[INSTRUCTIONS FOR THE TASK] Print them exactly: the lines from the beginning of the entries below through the line that contains "ctx.strokeRect(1, 0, chart.width", and only those, with the pictures left out.

[TASK DATA]
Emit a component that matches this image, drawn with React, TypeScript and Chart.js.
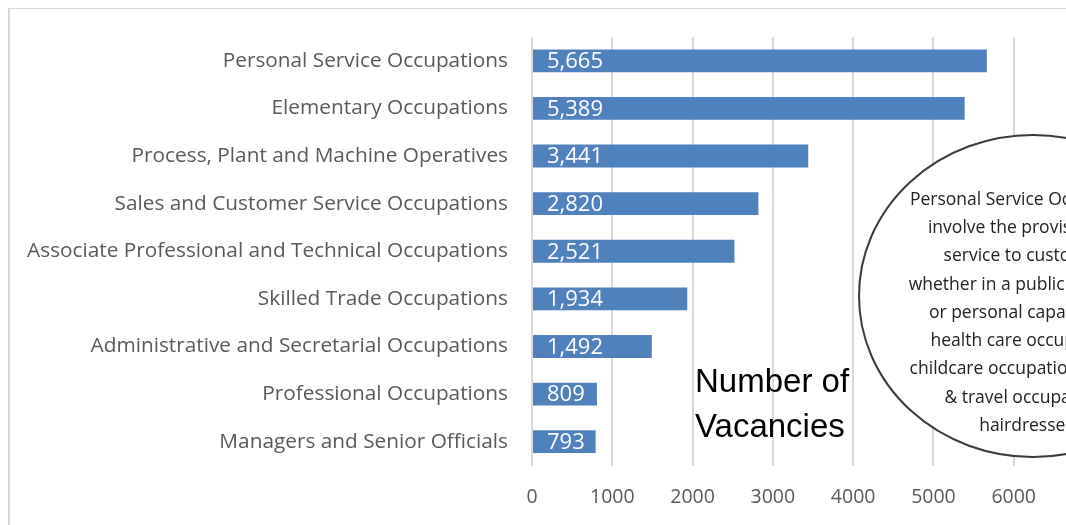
import React, { useEffect, useRef } from "react";
import { Chart, registerables } from "chart.js";

Chart.register(...registerables);

const categories: string[] = [
  "Personal Service Occupations",
  "Elementary Occupations",
  "Process, Plant and Machine Operatives",
  "Sales and Customer Service Occupations",
  "Associate Professional and Technical Occupations",
  "Skilled Trade Occupations",
  "Administrative and Secretarial Occupations",
  "Professional Occupations",
  "Managers and Senior Officials",
];

const vacancies: number[] = [5665, 5389, 3441, 2820, 2521, 1934, 1492, 809, 793];

const axisTitleLines: string[] = ["Number of", "Vacancies"];

const noteLines: string[] = [
  "Personal Service Occupations",
  "involve the provision of a",
  "service to customers,",
  "whether in a public protective",
  "or personal capacity, e.g.",
  "health care occupations,",
  "childcare occupations, leisure",
  "& travel occupations,",
  "hairdressers",
];

const FONT = "'Open Sans', 'Noto Sans', sans-serif";

const overlayPlugin = {
  id: "overlay",
  afterDatasetsDraw(chart: any) {
    const ctx = chart.ctx;
    const meta = chart.getDatasetMeta(0);
    ctx.save();
    ctx.fillStyle = "#ffffff";
    ctx.font = `22px ${FONT}`;
    ctx.textAlign = "left";
    ctx.textBaseline = "middle";
    meta.data.forEach((bar: any, i: number) => {
      const v = vacancies[i];
      ctx.fillText(v.toLocaleString("en-US"), bar.base + 14, bar.y + 1);
    });
    ctx.restore();
  },
  afterDraw(chart: any) {
    const ctx = chart.ctx;
    ctx.save();
    // outer frame (left/top visible)
    ctx.strokeStyle = "#d9d9d9";
    ctx.lineWidth = 2;
    ctx.strokeRect(1, 0, chart.width + 10, chart.height + 10);

    // axis title text
    ctx.fillStyle = "#000000";
    ctx.font = `33px 'Liberation Sans', Arial, sans-serif`;
    ctx.textAlign = "left";
    ctx.textBaseline = "alphabetic";
    axisTitleLines.forEach((t, i) => ctx.fillText(t, 687, 384 + i * 45));

    // ellipse callout
    ctx.beginPath();
    ctx.ellipse(1025, 288, 174, 161, 0, 0, Math.PI * 2);
    ctx.fillStyle = "#ffffff";
    ctx.fill();
    ctx.strokeStyle = "#3a3a3a";
    ctx.lineWidth = 2;
    ctx.stroke();

    ctx.fillStyle = "#222222";
    ctx.font = `17.5px ${FONT}`;
    ctx.textAlign = "center";
    ctx.textBaseline = "middle";
    noteLines.forEach((t, i) => ctx.fillText(t, 1022, 192 + i * 28.25));
    ctx.restore();
  },
};

export default function App() {
  const canvasRef = useRef<HTMLCanvasElement | null>(null);

  useEffect(() => {
    if (!canvasRef.current) return;
    const chart = new Chart(canvasRef.current, {
      type: "bar",
      data: {
        labels: categories,
        datasets: [
          {
            data: vacancies,
            backgroundColor: "#4f81bd",
            borderWidth: 0,
            categoryPercentage: 1,
            barPercentage: 0.48,
          },
        ],
      },
      options: {
        indexAxis: "y",
        animation: false,
        responsive: false,
        maintainAspectRatio: false,
        layout: { padding: { left: 0, top: 29, right: 34, bottom: 22.5 } },
        plugins: {
          legend: { display: false },
          tooltip: { enabled: false },
          title: { display: false },
        },
        scales: {
          x: {
            min: 0,
            max: 7000,
            afterFit: (scale: any) => {
              scale.height = 60;
              scale.paddingLeft = 0;
              scale.paddingRight = 0;
            },
            ticks: {
              stepSize: 1000,
              padding: 20,
              color: "#595959",
              font: { family: FONT, size: 19.5 },
              callback: (v: any) => String(v),
            },
            grid: { color: "#d9d9d9", lineWidth: 2, drawTicks: false },
            border: { display: false },
          },
          y: {
            afterFit: (scale: any) => {
              scale.width = 524;
              scale.paddingTop = 0;
              scale.paddingBottom = 0;
            },
            ticks: {
              padding: 24,
              color: "#595959",
              font: { family: FONT, size: 20.8 },
            },
            grid: { display: false, drawTicks: false },
            border: { display: false },
          },
        },
      },
      plugins: [overlayPlugin],
    });
    return () => chart.destroy();
  }, []);

  return (
    <div style={{ position: "fixed", left: 8, top: 8, right: 0, bottom: 0, overflow: "hidden" }}>
      <canvas ref={canvasRef} width={1120} height={540} style={{ display: "block", width: 1120, height: 540 }} />
    </div>
  );
}
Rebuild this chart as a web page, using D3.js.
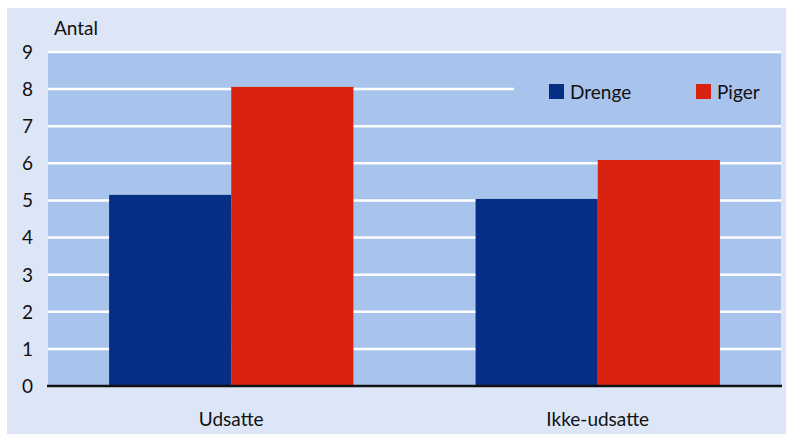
<!DOCTYPE html>
<html>
<head>
<meta charset="utf-8">
<script src="https://cdn.jsdelivr.net/npm/d3@7"></script>
<style>
  body { margin: 0; background: #fff; }
  text { font-family: Lato, "Open Sans", sans-serif; fill: #111; }
</style>
</head>
<body>
<svg id="chart" width="786" height="434"></svg>
<script>
// data
const categories = ['Udsatte', 'Ikke-udsatte'];
const seriesNames = ['Drenge', 'Piger'];
const drenge = [5.15, 5.04];
const piger = [8.06, 6.09];
const yTicks = [0, 1, 2, 3, 4, 5, 6, 7, 8, 9];
const colors = ['#062e85', '#d92310'];

const svg = d3.select('#chart');
const margin = { left: 48, right: 5, top: 51, bottom: 48 };
const width = 786, height = 434;

// outer panel
svg.append('rect')
  .attr('x', 7).attr('y', 8)
  .attr('width', width - 7).attr('height', height - 8)
  .attr('fill', '#dde6f7');

const x0 = d3.scaleBand()
  .domain(categories)
  .range([margin.left, width - margin.right])
  .padding(0);

const x1 = d3.scaleBand()
  .domain(seriesNames)
  .range([0, x0.bandwidth()])
  .paddingInner(0)
  .paddingOuter(0.5);

const y = d3.scaleLinear()
  .domain([0, 9])
  .range([height - margin.bottom, margin.top + 1]);

// plot background
svg.append('rect')
  .attr('x', margin.left).attr('y', margin.top)
  .attr('width', width - margin.right - margin.left)
  .attr('height', y(0) - margin.top)
  .attr('fill', '#a8c4ec');

// gridlines
svg.append('g')
  .selectAll('line')
  .data(yTicks.filter(d => d > 0))
  .join('line')
  .attr('x1', margin.left).attr('x2', width - margin.right)
  .attr('y1', d => y(d)).attr('y2', d => y(d))
  .attr('stroke', '#fff')
  .attr('stroke-width', 2.5);

// legend box hides the gridline behind it
svg.append('rect')
  .attr('x', 514).attr('y', y(9) + 2)
  .attr('width', width - margin.right - 514)
  .attr('height', y(7) - y(9) - 4)
  .attr('fill', '#a8c4ec');

// bars
const rows = categories.map((c, i) => ({ cat: c, vals: [drenge[i], piger[i]] }));
const groups = svg.append('g')
  .selectAll('g')
  .data(rows)
  .join('g')
  .attr('transform', d => 'translate(' + x0(d.cat) + ',0)');

groups.selectAll('rect')
  .data(d => d.vals.map((v, j) => ({ key: seriesNames[j], value: v, color: colors[j] })))
  .join('rect')
  .attr('x', d => x1(d.key))
  .attr('width', x1.bandwidth())
  .attr('y', d => y(d.value))
  .attr('height', d => y(0) - y(d.value))
  .attr('fill', d => d.color);

// zero line
svg.append('line')
  .attr('x1', margin.left - 1).attr('x2', width - margin.right + 1)
  .attr('y1', y(0)).attr('y2', y(0))
  .attr('stroke', '#111')
  .attr('stroke-width', 2.5);

// y tick labels
svg.append('g')
  .selectAll('text')
  .data(yTicks)
  .join('text')
  .attr('x', 33)
  .attr('y', d => y(d))
  .attr('dy', '0.36em')
  .attr('text-anchor', 'end')
  .attr('font-size', 19)
  .text(d => d);

svg.append('text')
  .attr('x', 54).attr('y', 35)
  .attr('font-size', 19)
  .text('Antal');

// category labels
svg.append('g')
  .selectAll('text')
  .data(categories)
  .join('text')
  .attr('x', d => x0(d) + x0.bandwidth() / 2)
  .attr('y', 426)
  .attr('text-anchor', 'middle')
  .attr('font-size', 19)
  .text(d => d);

// legend
const legendX = [549, 696];
const legend = svg.append('g')
  .selectAll('g')
  .data(seriesNames)
  .join('g')
  .attr('transform', (d, i) => 'translate(' + legendX[i] + ',84)');

legend.append('rect')
  .attr('width', 15).attr('height', 15)
  .attr('fill', (d, i) => colors[i]);

legend.append('text')
  .attr('x', 21).attr('y', 14.5)
  .attr('font-size', 19)
  .text(d => d);
</script>
</body>
</html>
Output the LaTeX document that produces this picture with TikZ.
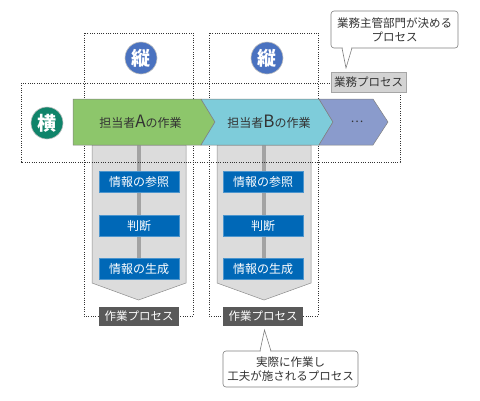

[EXERCISE OUTPUT]
Emit a component that matches this image, drawn with React, TypeScript and Chart.js.
import React, { useEffect, useRef } from "react";
import { Chart, registerables } from "chart.js";

Chart.register(...registerables);

const categories: string[] = [
  "Personal Service Occupations",
  "Elementary Occupations",
  "Process, Plant and Machine Operatives",
  "Sales and Customer Service Occupations",
  "Associate Professional and Technical Occupations",
  "Skilled Trade Occupations",
  "Administrative and Secretarial Occupations",
  "Professional Occupations",
  "Managers and Senior Officials",
];

const vacancies: number[] = [5665, 5389, 3441, 2820, 2521, 1934, 1492, 809, 793];

const axisTitleLines: string[] = ["Number of", "Vacancies"];

const noteLines: string[] = [
  "Personal Service Occupations",
  "involve the provision of a",
  "service to customers,",
  "whether in a public protective",
  "or personal capacity, e.g.",
  "health care occupations,",
  "childcare occupations, leisure",
  "& travel occupations,",
  "hairdressers",
];

const FONT = "'Open Sans', 'Noto Sans', sans-serif";

const overlayPlugin = {
  id: "overlay",
  afterDatasetsDraw(chart: any) {
    const ctx = chart.ctx;
    const meta = chart.getDatasetMeta(0);
    ctx.save();
    ctx.fillStyle = "#ffffff";
    ctx.font = `22px ${FONT}`;
    ctx.textAlign = "left";
    ctx.textBaseline = "middle";
    meta.data.forEach((bar: any, i: number) => {
      const v = vacancies[i];
      ctx.fillText(v.toLocaleString("en-US"), bar.base + 14, bar.y + 1);
    });
    ctx.restore();
  },
  afterDraw(chart: any) {
    const ctx = chart.ctx;
    ctx.save();
    // outer frame (left/top visible)
    ctx.strokeStyle = "#d9d9d9";
    ctx.lineWidth = 2;
    ctx.strokeRect(1, 0, chart.width + 10, chart.height + 10);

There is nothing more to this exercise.